20 de janeiro de 2012

Lispector em alemão? Já era tempo mesmo!


Na coluna de Ancelmo Gois, publicada n'O Globo, hoje (19): "A obra de Clarice Lispector (1920-1977), considerada outro dia pela “The Economist” a “mais importante autora judia depois de Kafka”, será traduzida para alemão pela editora Schöffling & Co., numa ação do Ministério da Cultura.
No mesmo pacote, quatro livros de Jorge Amado (1912-2001) também serão traduzidos."
Nada mais merecido. Chega a dar ganas de aprender alemão para ler, de novo, Lispector.
Deixo para vocês um trecho catado do ótimo Aprendendo a Viver.

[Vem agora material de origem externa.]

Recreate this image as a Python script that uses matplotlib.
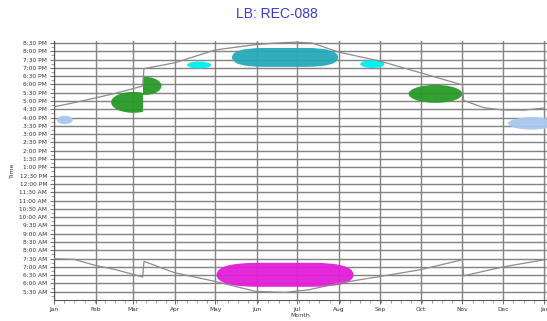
import numpy as np
import matplotlib
matplotlib.use("Agg")
import matplotlib.pyplot as plt
from matplotlib.patches import Ellipse, Rectangle, FancyBboxPatch

# month starts (day of year) and labels
month_days = [0, 31, 59, 90, 120, 151, 181, 212, 243, 273, 304, 334, 365]
month_labels = ['Jan', 'Feb', 'Mar', 'Apr', 'May', 'Jun', 'Jul', 'Aug',
                'Sep', 'Oct', 'Nov', 'Dec', 'Jan']

# time ticks (hours), every half hour from 5:30 AM to 8:30 PM
time_ticks = [5.5 + 0.5 * i for i in range(31)]

# sunset curve (day of year, hours)
sunset_day = [0, 15, 31, 45, 66, 67, 90, 120, 150, 166, 180, 192, 212, 243,
              273, 304, 305, 320, 334, 350, 365]
sunset_hr = [16.65, 16.9, 17.19, 17.45, 17.9, 18.95, 19.31, 20.08, 20.4,
             20.5, 20.55, 20.5, 19.95, 19.4, 18.7, 17.97, 17.03, 16.6,
             16.46, 16.45, 16.58]

# sunrise curve (day of year, hours)
sunrise_day = [0, 15, 31, 45, 66, 67, 90, 120, 150, 172, 190, 212, 243,
               273, 304, 305, 334, 365]
sunrise_hr = [7.49, 7.45, 7.08, 6.85, 6.39, 7.33, 6.64, 6.12, 5.52, 5.46,
              5.62, 6.02, 6.42, 6.83, 7.43, 6.46, 6.99, 7.43]

# observation clusters: centre day, centre hour, width (days), height (hours)
blob_day = [8, 59, 68, 108, 172, 237, 284, 356, 172]
blob_hr = [15.86, 16.92, 17.91, 19.17, 19.63, 19.23, 17.43, 15.65, 6.52]
blob_w = [12, 33, 24, 18, 79, 18, 40, 36, 102]
blob_h = [0.5, 1.26, 1.08, 0.42, 1.14, 0.48, 1.08, 0.75, 1.45]
blob_col = ['#a9c8ee', '#289a28', '#289a28', '#00eeee', '#26a9b8',
            '#00eeee', '#289a28', '#a9c8ee', '#e21ed8']
# large clusters drawn as rounded boxes, the others as ellipses
blob_box = [False, False, False, False, True, False, False, False, True]
# clusters cut at the daylight saving switch (lo, hi day)
blob_clip = [None, (0, 66.5), (66.5, 120), None, None, None, None, None, None]


def fmt_time(h):
    hh = int(h)
    mm = int(round((h - hh) * 60))
    suffix = 'AM' if hh < 12 else 'PM'
    h12 = hh % 12
    if h12 == 0:
        h12 = 12
    return '{}:{:02d} {}'.format(h12, mm, suffix)


fig = plt.figure(figsize=(5.47, 3.21), dpi=100)
ax = fig.add_axes([0.0987, 0.0654, 0.9013, 0.8069])

ax.set_xlim(0, 367)
ax.set_ylim(5.0, 20.62)

ax.set_xticks(month_days)
ax.set_xticklabels(month_labels)
ax.set_xticks(np.arange(0, 367, 7.6), minor=True)
ax.set_yticks(time_ticks)
ax.set_yticklabels([fmt_time(t) for t in time_ticks])
ax.set_yticks(np.arange(5.25, 20.6, 0.5), minor=True)

ax.grid(True, which='major', color='#828282', linewidth=1.0, zorder=0)
ax.set_axisbelow(True)

for s in ['top', 'right']:
    ax.spines[s].set_visible(False)
for s in ['left', 'bottom']:
    ax.spines[s].set_color('#555555')
    ax.spines[s].set_linewidth(0.8)

ax.tick_params(axis='both', which='major', labelsize=4.2, length=3,
               width=0.6, color='#555555', labelcolor='#333333', pad=2)
ax.tick_params(axis='both', which='minor', length=2, width=0.5,
               color='#777777')

for i in range(len(blob_day)):
    if blob_box[i]:
        rnd = blob_w[i] * 0.3
        e = FancyBboxPatch((blob_day[i] - blob_w[i] / 2,
                            blob_hr[i] - blob_h[i] / 2),
                           blob_w[i], blob_h[i],
                           boxstyle='round,pad=0,rounding_size={}'.format(rnd),
                           mutation_aspect=(blob_h[i] / 2) / rnd,
                           facecolor=blob_col[i], edgecolor='none',
                           alpha=0.95, zorder=3)
    else:
        e = Ellipse((blob_day[i], blob_hr[i]), blob_w[i], blob_h[i],
                    facecolor=blob_col[i], edgecolor='none', alpha=0.95,
                    zorder=3)
    ax.add_patch(e)
    if blob_clip[i] is not None:
        lo, hi = blob_clip[i]
        r = Rectangle((lo, 0), hi - lo, 24, transform=ax.transData,
                      facecolor='none', edgecolor='none')
        ax.add_patch(r)
        e.set_clip_path(r)

ax.plot(sunset_day, sunset_hr, color='#8c8c8c', linewidth=0.9, zorder=4)
ax.plot(sunrise_day, sunrise_hr, color='#8c8c8c', linewidth=0.9, zorder=4)

ax.set_xlabel('Month', fontsize=4.5, labelpad=1, color='#333333')
ax.set_ylabel('Time', fontsize=4.5, labelpad=3, color='#333333')

fig.text(0.506, 0.955, 'LB: REC-088', ha='center', va='center',
         fontsize=10, color='#3a3ad0', family='Liberation Sans')

plt.savefig('out.png', dpi=100)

“Uma vez eu irei. Uma vez irei sozinha, sem minha alma dessa vez. O espírito, eu o terei entregue à família e aos amigos com recomendações. Não será difícil cuidar dele, exige pouco, às vezes se alimenta com jornais mesmo. Não será difícil levá-lo ao cinema, quando se vai. Minha alma eu a deixarei, qualquer animal a abrigará: serão férias em outra paisagem, olhando através de qualquer janela dita da alma, qualquer janela de olhos de gato ou de cão. De tigre, eu preferiria. Meu corpo, esse serei obrigada a levar. Mas dir-lhe-ei antes: vem comigo, como única valise, segue-me como um cão. E irei à frente, sozinha, finalmente cega para os erros do mundo, até que talvez encontre no ar algum bólide que me rebente. Não é a violência que eu procuro, mas uma força ainda não classificada mas que nem por isso deixará de existir no mínimo silêncio que se locomove. Nesse instante há muito que o sangue já terá desaparecido. Não sei como explicar que, sem alma, sem espírito, e um corpo morto — serei ainda eu, horrivelmente esperta. Mas dois e dois são quatro e isso é o contrário de uma solução, é beco sem saída, puro problema enrodilhado em si. Para voltar de ‘dois e dois são quatro’ é preciso voltar, fingir saudade, encontrar o espírito entregue aos amigos, e dizer: como você engordou! Satisfeita até o gargalo pelos seres que mais amo. Estou morrendo meu espírito, sinto isso, sinto...”
Um dia, quem sabe, a vida deixará de ser tão encardida, eivada de assuntos cascudos e aí poderemos falar sobre Lispector, Arendt, Stein e outras mulheres maravilhosas que ajudaram a tornar o mundo, senão compreensível, pelo menos aceitável.